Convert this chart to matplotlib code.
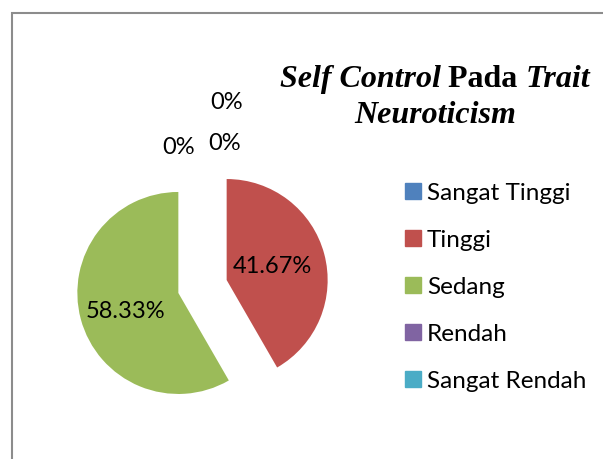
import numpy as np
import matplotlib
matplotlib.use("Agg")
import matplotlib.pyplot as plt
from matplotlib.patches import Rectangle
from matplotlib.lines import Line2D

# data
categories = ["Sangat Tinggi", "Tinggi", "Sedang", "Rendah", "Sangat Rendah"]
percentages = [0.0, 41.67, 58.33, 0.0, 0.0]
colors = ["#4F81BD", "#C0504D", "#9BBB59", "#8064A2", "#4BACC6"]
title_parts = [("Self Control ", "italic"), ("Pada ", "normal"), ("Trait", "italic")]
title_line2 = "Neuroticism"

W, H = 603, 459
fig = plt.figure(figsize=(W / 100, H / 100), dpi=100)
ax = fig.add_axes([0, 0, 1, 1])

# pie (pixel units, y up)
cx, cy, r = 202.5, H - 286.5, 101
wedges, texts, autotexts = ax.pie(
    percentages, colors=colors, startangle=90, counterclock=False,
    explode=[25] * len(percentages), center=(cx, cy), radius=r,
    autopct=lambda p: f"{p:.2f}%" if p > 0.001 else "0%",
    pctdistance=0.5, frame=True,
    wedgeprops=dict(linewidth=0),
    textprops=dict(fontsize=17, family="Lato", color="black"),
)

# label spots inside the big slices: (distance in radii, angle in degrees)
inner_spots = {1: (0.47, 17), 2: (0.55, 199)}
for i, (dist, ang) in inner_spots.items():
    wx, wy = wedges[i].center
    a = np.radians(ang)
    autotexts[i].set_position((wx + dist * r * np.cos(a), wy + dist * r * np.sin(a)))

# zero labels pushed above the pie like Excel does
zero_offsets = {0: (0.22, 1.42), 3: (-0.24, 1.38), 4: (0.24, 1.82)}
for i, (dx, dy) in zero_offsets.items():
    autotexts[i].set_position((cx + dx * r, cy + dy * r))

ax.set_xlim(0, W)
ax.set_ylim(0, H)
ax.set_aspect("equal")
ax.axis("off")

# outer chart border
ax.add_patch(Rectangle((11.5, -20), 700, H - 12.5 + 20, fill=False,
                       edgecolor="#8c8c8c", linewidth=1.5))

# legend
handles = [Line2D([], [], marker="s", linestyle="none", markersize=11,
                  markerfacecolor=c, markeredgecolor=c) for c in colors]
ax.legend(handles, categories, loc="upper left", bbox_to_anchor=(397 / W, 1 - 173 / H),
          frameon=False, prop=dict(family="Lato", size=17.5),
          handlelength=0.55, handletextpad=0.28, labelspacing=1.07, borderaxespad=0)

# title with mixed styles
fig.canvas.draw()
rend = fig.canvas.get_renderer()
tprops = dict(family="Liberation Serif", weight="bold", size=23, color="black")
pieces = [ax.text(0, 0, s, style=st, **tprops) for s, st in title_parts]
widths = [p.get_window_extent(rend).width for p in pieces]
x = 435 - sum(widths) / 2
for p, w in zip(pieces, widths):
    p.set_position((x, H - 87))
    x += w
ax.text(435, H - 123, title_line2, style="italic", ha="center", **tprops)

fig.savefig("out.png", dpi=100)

# [Job]
Search the listing for the word "chart" and return each line that holds it.

# [Answer to the problem]
Convert this chart to matplotlib code.
# outer chart border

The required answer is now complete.